The other group of mosquitoes, called summer mosquitoes, will produce generation after generation of mosquitoes during the summer as long as there is standing water available.
Reducing mosquito bites still revolves around the use of repellents, loose fitting clothing, tight fitting window screens, and yard sprays with malathion, permethrin or cyfluthrin, and simply staying indoors during peak mosquito times. There are several over the counter products you can purchase at your neighborhood lawn and garden store or hardware store that contain these active ingredients. Bonide Mosquito Beater, Cutter - Bug Free and Ortho Mosquito-B-Gone are just a few.
There are several new products available on the market, though some are quite expensive, that claim to rid yards of mosquitoes. While its true that these mosquito traps do catch mosquitoes, they appear not to catch all species of mosquitoes equally. Mosquito traps currently on the market include: Mosquito Magnet, SkeeterVac and Mosquito Deleto.
Cascade Charter Township is actively installing a mosquito larvacide in public storm drain catch basins within the township. The product being used is supposed to last about 90 days and is designed to kill mosquito larva before they reach their adult form.
The program is a proactive and precautionary measure to deal with the transport of West Nile Virus. In urbanized areas, catch basin sumps serve as a primary breeding ground for mosquitoes. It is the intent of the program to target these areas.

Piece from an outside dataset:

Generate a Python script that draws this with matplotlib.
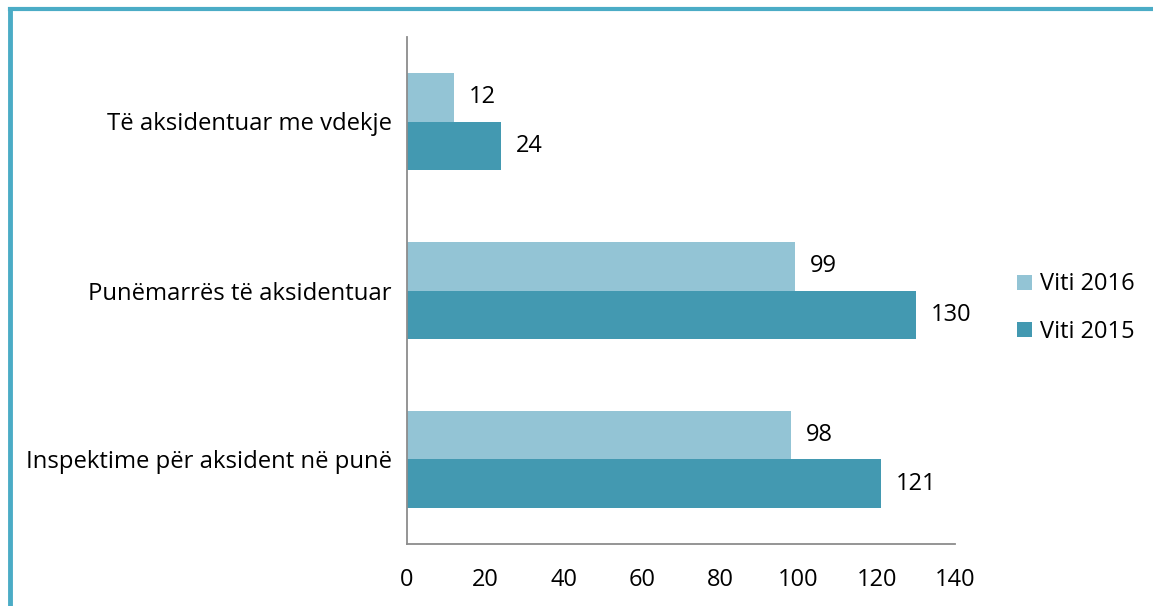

If you live on a private street, the catch basins will not be treated by Cascade Charter Township. However, if you would like your basins treated please have your association or owner contact Sandra Korhorn at (616) 949-1500.
Unlike conventional pesticides, each ALTOSID formulation contains methoprene, an insect growth regulator (IGR) that stops mosquitoes from becoming breeding, biting adults. Methoprene is target-specific, and will not affect fish, waterfowl, mammals or beneficial predatory insects.